I would love to get to a place where some names weren’t required. But all around us is complexity that requires explanation.
Quick: Which exact Windows Vista, Windows 7, and Windows 8 product editions support BitLocker Drive Encryption? And wouldn’t it be better if there were just a single product -- let’s call it “the all-new Windows” -- in which there were no product editions, just something called Windows? Then there’d be no doubt, because BitLocker would just be “a feature of Windows.”
The dumbening isn’t just about refusing to name basic features. It also includes the obfuscation or outright redefining of terms that have been with us for a long time. I have two examples that I find particularly annoying.
The first is apps. Previous to Windows 8, Windows ran applications. This is a very formal sounding name that suggests all kinds of things. For Windows in particular, it means a fairly complex piece of software, architecturally, that typically lives in a directory of its own but also relies on shared files (that can reside in other directories) and, worse, uses the Registry for configuration information. Installing and uninstalling applications can be a messy affair, but on the good news front, correctly written applications can be managed by corporations.
Applications were a big deal for a long time. But then the iPhone came around, with its cuter-sounding apps. These apps are many things, but they are above all else simple. Which means architecturally simple as well as functionally simple. They can’t really be managed, they can’t really be trusted, and they certainly can’t replace real applications, though for many people, that just doesn’t matter. Apps are like the red-headed stepchild of the application world, or at least they would be if consumers -- those utter simpletons -- didn’t embrace them and their single-tasking work style so wholeheartedly.

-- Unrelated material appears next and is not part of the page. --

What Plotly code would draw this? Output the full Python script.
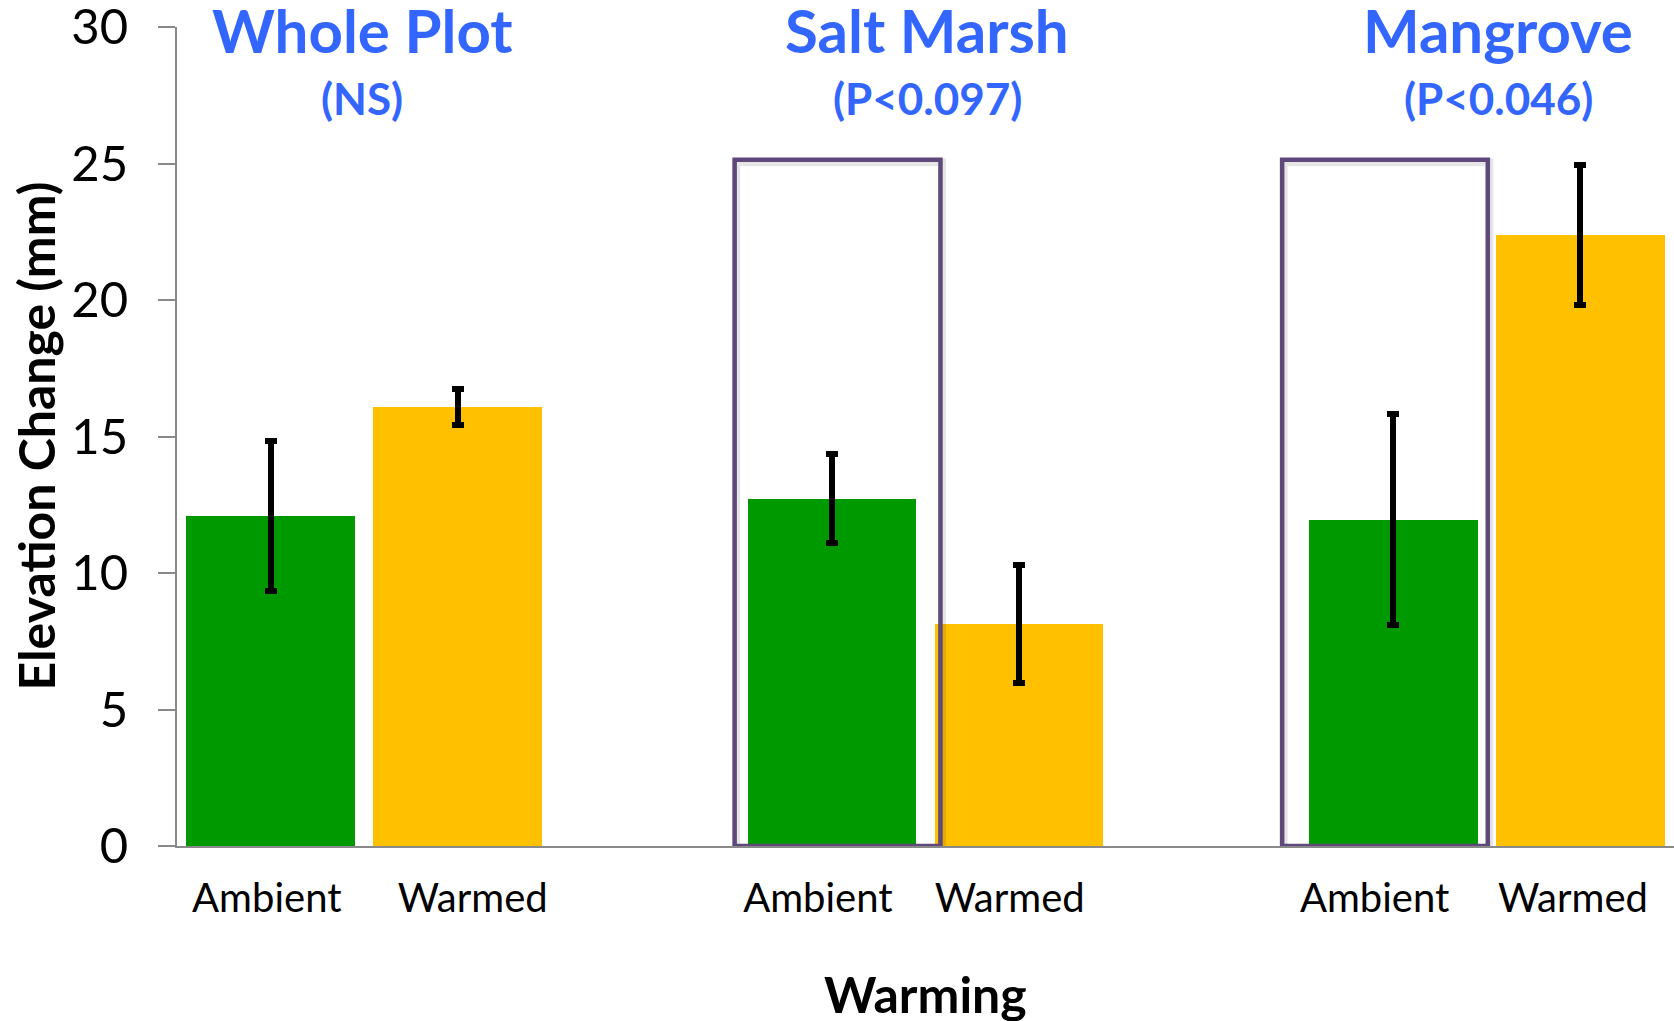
import plotly.graph_objects as go

# Elevation change by plot zone and warming treatment
groups = ["Whole Plot", "Salt Marsh", "Mangrove"]
p_labels = ["(NS)", "(P<0.097)", "(P<0.046)"]
treatments = ["Ambient", "Warmed"]

ambient_mean = [12.08, 12.73, 11.96]
ambient_se = [2.75, 1.62, 3.87]
warmed_mean = [16.09, 8.13, 22.39]
warmed_se = [0.65, 2.17, 2.58]

y_ticks = [0, 5, 10, 15, 20, 25, 30]

# highlighted groups (outlined ambient bars) and the box extents around each bar
boxed_groups = ["Salt Marsh", "Mangrove"]
box_extents = [(-0.52, 0.58), (-0.594, 0.505)]
box_top = 25.15

GREEN = "#009900"
GOLD = "#FFC000"
BLUE = "#3366FF"
PURPLE = "#5F497A"
AXIS_GREY = "#898989"
FONT = "Lato"

# each group takes three slots: ambient, warmed, empty spacer
SLOT = 3
amb_x = [i * SLOT for i in range(len(groups))]
warm_x = [i * SLOT + 1 for i in range(len(groups))]

# category labels sit slightly off the bar centres (text boxes in the original layout)
label_x = []
label_text = []
label_nudge = [(-0.02, 0.08), (-0.075, -0.05), (-0.10, -0.04)]
for a, w, (na, nw) in zip(amb_x, warm_x, label_nudge):
    label_x += [a + na, w + nw]
    label_text += treatments

err_style = dict(type="data", color="black", thickness=6, width=6)

fig = go.Figure()
fig.add_trace(go.Bar(
    x=amb_x, y=ambient_mean, width=0.9, marker=dict(color=GREEN, line=dict(width=0)),
    error_y=dict(array=ambient_se, **err_style), name="Ambient", showlegend=False,
))
fig.add_trace(go.Bar(
    x=warm_x, y=warmed_mean, width=0.9, marker=dict(color=GOLD, line=dict(width=0)),
    error_y=dict(array=warmed_se, **err_style), name="Warmed", showlegend=False,
))

# outline boxes around the ambient bars, with a faint shadow underneath
for g, (lo, hi) in zip(boxed_groups, box_extents):
    cx = amb_x[groups.index(g)]
    fig.add_shape(type="rect", xref="x", yref="y",
                  x0=cx + lo + 0.008, x1=cx + hi + 0.008, y0=-0.1, y1=box_top - 0.1,
                  line=dict(color="rgba(0,0,0,0.10)", width=8), layer="above")
    fig.add_shape(type="rect", xref="x", yref="y",
                  x0=cx + lo, x1=cx + hi, y0=0, y1=box_top,
                  line=dict(color=PURPLE, width=4.5), layer="above")

# group headings and significance labels
title_x = [0.49, 3.51, 6.56]
for tx, name, p in zip(title_x, groups, p_labels):
    fig.add_annotation(x=tx, xref="x", y=0.9967, yref="paper", text=f"<b>{name}</b>",
                       showarrow=False, xanchor="center", yanchor="middle",
                       font=dict(family=FONT, size=60, color=BLUE))
    fig.add_annotation(x=tx, xref="x", y=0.9137, yref="paper", text=f"<b>{p}</b>",
                       showarrow=False, xanchor="center", yanchor="middle",
                       font=dict(family=FONT, size=44, color=BLUE))

# axis titles
fig.add_annotation(x=0, xref="paper", xshift=-142, y=0.5, yref="paper",
                   text="<b>Elevation Change (mm)</b>", textangle=-90, showarrow=False,
                   xanchor="center", yanchor="middle",
                   font=dict(family=FONT, size=50, color="black"))
fig.add_annotation(x=0.5, xref="paper", y=-0.1813, yref="paper",
                   text="<b>Warming</b>", showarrow=False, xanchor="center", yanchor="middle",
                   font=dict(family=FONT, size=50, color="black"))

fig.update_xaxes(
    range=[-0.5, 7.5], tickmode="array",
    tickvals=label_x, ticktext=label_text,
    showline=True, linecolor=AXIS_GREY, linewidth=2, ticks="", showgrid=False,
    zeroline=False, tickfont=dict(family=FONT, size=40, color="black"),
    ticklabelstandoff=16, automargin=False,
)
fig.update_yaxes(
    range=[0, 30.01], tickmode="array", tickvals=y_ticks,
    showline=True, linecolor=AXIS_GREY, linewidth=2, ticks="outside", ticklen=17,
    tickcolor=AXIS_GREY, tickwidth=2, showgrid=False, zeroline=False,
    tickfont=dict(family=FONT, size=49, color="black"), ticklabelstandoff=20,
    ticklabeloverflow="allow", automargin=False,
)
fig.update_layout(
    width=1674, height=1021, autosize=False,
    margin=dict(l=177, r=0, t=27, b=175),
    paper_bgcolor="white", plot_bgcolor="white",
    bargap=0, barmode="overlay", showlegend=False,
)

fig.write_html("out.html")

Apps are so popular that Microsoft has jumped on the apps bandwagon. And I don’t just mean in mobile platforms like Windows Phone. In Windows 8, Metro-styled apps are those simpleton apps that run in a new Fisher Price-like environment that power users are already disavowing. But applications that run on the Windows desktop? They’re still called applications, right? You know, to differentiate them?
Nope. Microsoft is calling them apps now too.
This is a bad decision. It’s not just about dumbing down the conversation, like we do when we speak to young children. It’s about actually changing the meaning of what we’re talking about. Applications are not apps. And being able to easily differentiate between apps and applications isn’t just desirable, it’s pretty much required. Apps and applications aren't the same thing and they’re not managed in the same way. They just aren’t.
My second pet peeve involves PCs and devices, another area where Microsoft is trying to blur the lines and in the process is only confusing matters. PCs are powerful but complex and error-prone. Devices, by contrast, are powerful enough, but are simple and more reliable. For a while Microsoft would use the term “Windows-based PCs” to refer to Intel/compatible PCs and “devices” for those based on the iPad-like ARM chipsets. But with the ramp up to the final version of Windows 8, the company has begun mixing and matching. It’s now referring to ARM-based Windows RT systems as “PCs,” for example. These things are not PCs.
They aren't PCs because ARM-based devices can't run any existing Windows applications (or any that have yet to be created) and they can't sign in to a domain. They aren't managed through Active Directory and Group Policy; instead, Windows RT-based devices -- and, yes, they're just devices -- are managed with Exchange ActiveSync (EAS). You know, the technology Microsoft created for managing ... wait for it ... mobile devices.
Would you like some obfuscation with your redefinition?
Blurring the lines in a way that's almost diabolical, Microsoft recently announced that it's introducing yet another form of PC/device management that will somewhat straddle the line between device-based management through EAS and full PC management with Active Directory/Group Policy. It’s called ... actually, I don’t know what it’s called because Microsoft has yet to provide a name for this technology! But it consists of a System Center-based “management infrastructure” in the cloud, a Windows RT/ARM-based agent, and a Metro-styled “self-service portal” by which enterprises will be able to securely deploy Metro-based apps to these clients. Sounds complex. And redundant. Just saying.
Folks, this situation is insane. And while Microsoft isn’t the only culprit, I live, breath, and work in a Microsoft world so I’m pretty much only concerned with what this company is doing. And from what I can see, there’s not a lot of clarity coming out of Redmond these days. And I think Microsoft's customers deserve better than that.